In taking the heavy box to the car, Max's effort is awkward and choppy, but his shadow is mechanically even and smooth.
Visually, the living room of Molly and Max' new apartment is large enough to comfortably accommodate a high school wrestling practice.
At 8:08, pedestrian steps appear within a long garbage pick-up alley. Really? Cars and garbage trucks commonly turn into citizens?? No, steps only suddenly appear for the sake of the plot.
On moving day, Max carries a box roughly 32x26x16. He can barely manage it, yet it only contains four hand weights and two books, which break through the bottom.
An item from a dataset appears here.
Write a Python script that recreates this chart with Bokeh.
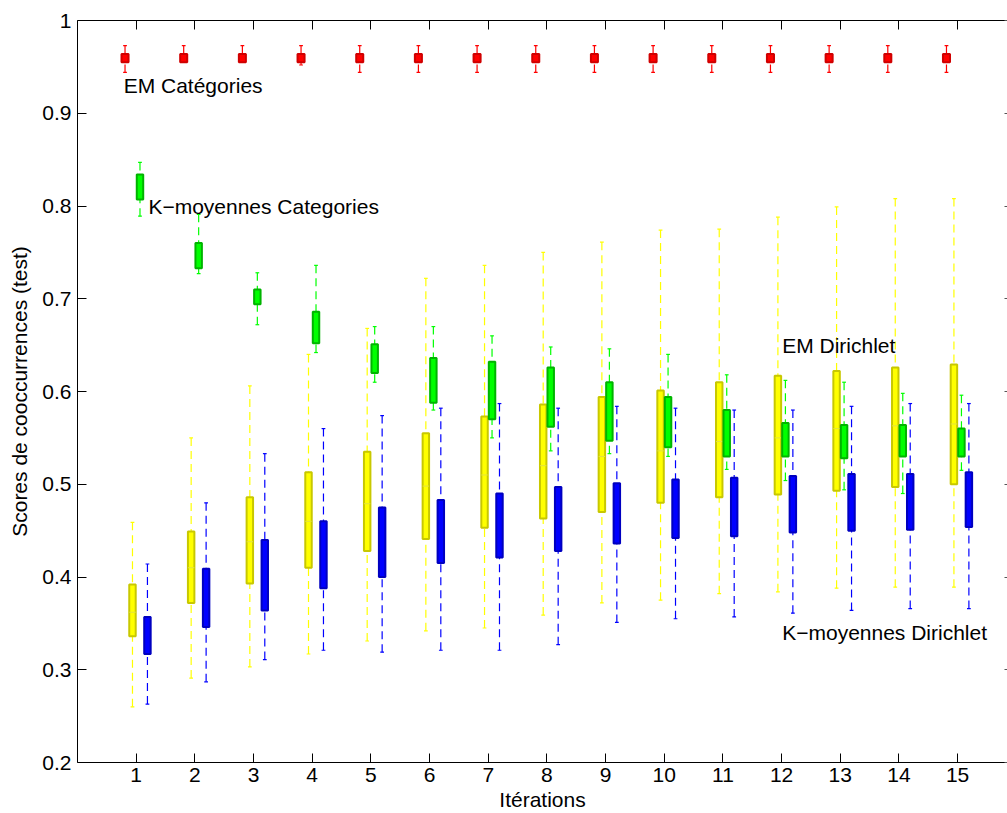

Not only is the box far oversized for its few contents, the two books are already on the sidewalk before Max exits the house with the box that loses them. Furthermore, his Herculean effort to carry it doesn't match the contents' weight (guesstimated at 70 lbs.). He also hasn't disassembled the weights for a compact fit into the moving van either, where space is top priority.
On moving day, Molly reminds Max of taking only what they need. She's against him taking free weights (pointing out that he never uses them) but is okay with him taking a box of children's toys he no longer plays with.
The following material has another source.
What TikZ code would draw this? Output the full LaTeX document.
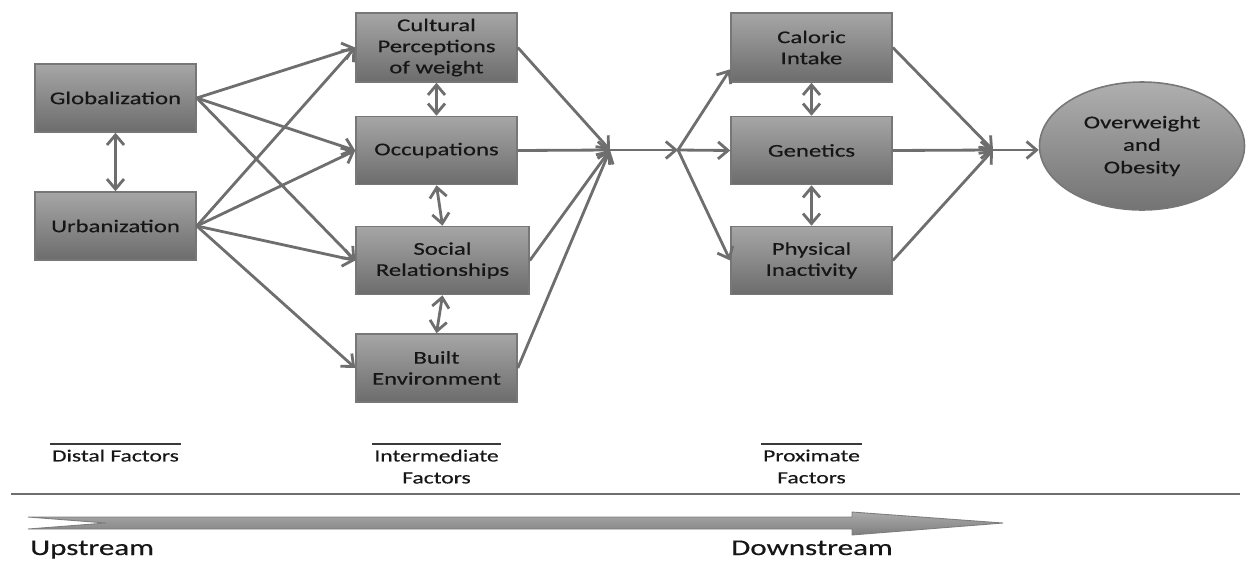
\documentclass[tikz,border=0pt]{standalone}
\usepackage{fontspec}
\setmainfont{Carlito}[FakeStretch=1.38, FakeBold=0.4]
\usetikzlibrary{positioning, arrows.meta, shapes.geometric, calc}
\definecolor{ink}{HTML}{161616}
\definecolor{wire}{HTML}{6E6E6E}
\definecolor{boxtop}{HTML}{A6A6A6}
\definecolor{boxbot}{HTML}{6C6C6C}
\definecolor{boxline}{HTML}{777777}
\definecolor{bandtop}{HTML}{ABABAB}
\definecolor{bandbot}{HTML}{7E7E7E}
\tikzset{
  factor/.style={draw=boxline, line width=0.9pt, top color=boxtop, bottom color=boxbot,
                 minimum width=32.2mm, minimum height=13.6mm, align=center, text=ink,
                 font=\fontsize{10.2}{12}\selectfont, inner sep=1pt},
  link/.style={-{Straight Barb[length=2mm, width=3.4mm]}, line width=1.6pt, draw=wire},
  twoway/.style={{Straight Barb[length=2mm, width=3.4mm]}-{Straight Barb[length=2mm, width=3.4mm]},
                 line width=1.6pt, draw=wire},
  level/.style={align=center, text=ink, font=\fontsize{9.7}{12.5}\selectfont,
                inner xsep=1pt, inner ysep=3pt, anchor=north},
}

\begin{document}
\begin{tikzpicture}[x=0.2mm, y=-0.2mm]
  \useasboundingbox (0,0) rectangle (1256,562);
  % distal factors
  \node[factor] (glob) at (115.5,98) {Globalization};
  \node[factor] (urb) at (115.5,226) {Urbanization};
  % intermediate factors
  \node[factor, minimum height=13.8mm] (cult) at (436.5,47.5) {Cultural\\Perceptions\\of weight};
  \node[factor] (occ) at (436.5,150.5) {Occupations};
  \node[factor, minimum width=34.6mm] (soc) at (442.5,260.5) {Social\\Relationships};
  \node[factor] (built) at (436.5,368) {Built\\Environment};
  % proximate factors
  \node[factor, minimum height=13.8mm] (cal) at (811.5,47.5) {Caloric\\Intake};
  \node[factor] (gen) at (811.5,150.5) {Genetics};
  \node[factor] (phys) at (811.5,260.5) {Physical\\Inactivity};
  % outcome
  \node[ellipse, draw=boxline, line width=0.9pt, top color=boxtop!90, bottom color=boxbot!95!white,
        minimum width=41mm, minimum height=25.6mm, inner sep=0pt, align=center, text=ink,
        font=\fontsize{10.2}{12.8}\selectfont] (obes) at (1142,146) {Overweight\\and\\Obesity};
  % junctions
  \coordinate (j1) at (610,150);
  \coordinate (j2) at (678,150);
  \coordinate (j3) at (993,150);

  % distal -> intermediate
  \draw[twoway] (glob.south) -- (urb.north);
  \foreach \t in {cult,occ,soc} \draw[link] (glob.east) -- (\t.west);
  \foreach \t in {cult,occ,soc,built} \draw[link] (urb.east) -- (\t.west);
  \draw[twoway] (cult.south) -- (occ.north);
  \draw[twoway] (occ.south) -- (soc.north);
  \draw[twoway] (soc.south) -- (built.north);
  % intermediate -> proximate
  \foreach \s in {cult,occ,soc,built} \draw[link] (\s.east) -- (j1);
  \draw[link] (j1) -- (j2);
  \draw[link] (j2) -- (cal.195);
  \draw[link] (j2) -- (gen.west);
  \draw[link] (j2) -- (phys.west);
  \draw[twoway] (cal.south) -- (gen.north);
  \draw[twoway] (gen.south) -- (phys.north);
  % proximate -> outcome
  \foreach \s in {cal,gen,phys} \draw[link] (\s.east) -- (j3);
  \draw[link] (j3) -- (j3 -| obes.west);

  % levels
  \node[level] (distal) at (115.5,444) {Distal Factors};
  \node[level] (inter) at (436.5,444) {Intermediate\\Factors};
  \node[level] (prox) at (811.5,444) {Proximate\\Factors};
  \foreach \l in {distal,inter,prox}
    \draw[line width=0.8pt, draw=ink!85] (\l.north west) -- (\l.north east);
  \draw[line width=1.3pt, draw=wire] (11,494) -- (1240,494);

  % upstream to downstream
  \shade[top color=bandtop, bottom color=bandbot, draw=wire!90, line width=0.5pt]
    (28,517) -- (852,517) -- (852,512) -- (1003,523) -- (852,535) -- (852,529)
    -- (28,529) -- (106,523) -- cycle;
  \node[anchor=base west, text=ink, font=\fontsize{12.8}{14}\selectfont] (up) at (24,555) {Upstream};
  \node[anchor=base, text=ink, font=\fontsize{12.8}{14}\selectfont] (down) at (812,555) {Downstream};
\end{tikzpicture}
\end{document}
Max arrives last to school, where the bicycle rake is empty till Max adds his (suggesting he's the only student to come by bike). At the end of the school day, he uses his bike to get the better of school bullies, whereby they give chase on their bikes. Bikes? What bikes? Wherefrom came these bikes?
At 21:14, the giant Fire Elementor grabs Max around his calves and, swinging him like a club, forcefully strikes him head first upon the stone canyon floor. This is literally a killer move, and Max, bare-headed, should sustain injuries worse than a concussion; yet, he survives, hurt but intact and conscious, without so much as a some crazy explanation like the Steel Suit generating a kinetic energy displacement field of some kind.